その他にも、あまりほかの映画では描かれないシーンがいくつか(赤穂城開城にあたって、戦争になるかもと恐れをなして逃げる民衆のモブシーンなど)あってすごく個性的。

浅野内匠頭は「赤穂の若大将」加山雄三(ちなみに彼をかばう多門伝八郎は若大将のお父さん役・有島一郎)。

浅野内匠頭の武士の一分と吉良上野介の言い分がまことにわかりやすい。東映の橋蔵の内匠頭が孤立無援でイジメに耐えていてすごくかわいそうだったのに対し、若大将は超ナマイキなので、喧嘩っぽさが増長され、刃傷までの行程が自然。同輩の伊達くんが同情してくれてたりするのもいい。人間関係に無理が無く、サムライ言葉も極力現代語にしてる感じで21世紀の人間が見ても共感しやすい。

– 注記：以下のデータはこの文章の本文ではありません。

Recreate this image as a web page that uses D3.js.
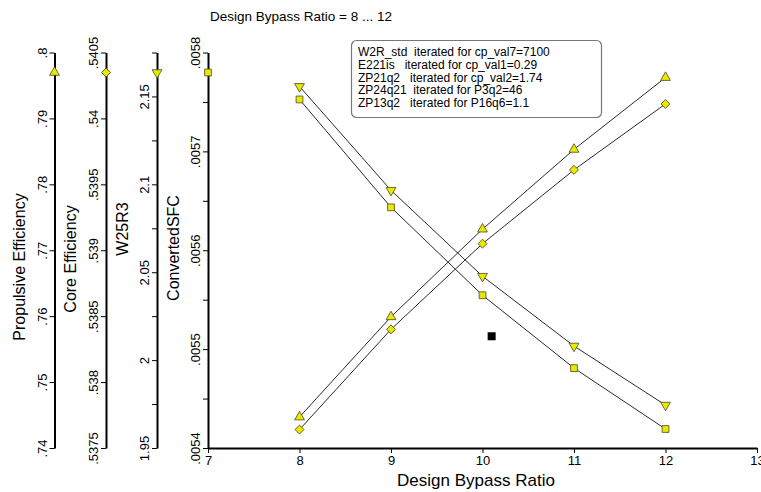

コミカルな要素もちゃんと入ってるところもエンターテインメントの基本をクリア。スタイリッシュというか都会的と言うか絵柄が清々しくどことなくのびのびしていて品がある。

撞木町で遊びほうける内蔵助のシーンも独特。なにかっつうと「う〜き〜さ〜ま〜、こ〜ち〜ら」って鬼ごっこしかやらない遊興シークエンスを、幇間の三木のり平の踊りや、モノボケ(アイテムを使っての一発芸「見立て」)で色取り、退屈しないのであります。

ラスト、討ち入り前はそば屋で仲間を待つ義士たちのシークエンスにたっぷり時間を取ってるのも特徴。

10ヶ月前に椿三十郎をやった三船敏郎をまたこの映画において俵星玄蕃役で見られるのだから当時のファンは恵まれているなあ。余談だが「ニッポン無責任時代」は同じタイミングで封ぎられてるのでクレージーキャッツの出演は無い。

人気者を無理から総出演させてる割にキャスティングがうまくいっている。ちなみに原節子出演映画の最後の作品でもある(ほとんどアップが無い)。

人気お笑い芸人、脱線トリオが出ているが、すでに八波むと志が由利徹と仲をたがえたあとと見えて場面が別。


萱野三平(現・中村吉右衛門)の最後や「大石東下り」、寺坂吉右衛門の人生などにオリジナルアレンジが加わってるが、これは賛否両論だろうなあ。東宝の持ち味を出すにはこうしたアレンジがよかったのかなあ。

音楽が伊福部昭なんで、討ち入りの時「ゴジラ」と「海底軍艦」を混ぜたような曲が流れるのがおもしろい。

あ、あと、女性のカツラがいちいち元禄っぽいのもビジュアル的に気持ちいい。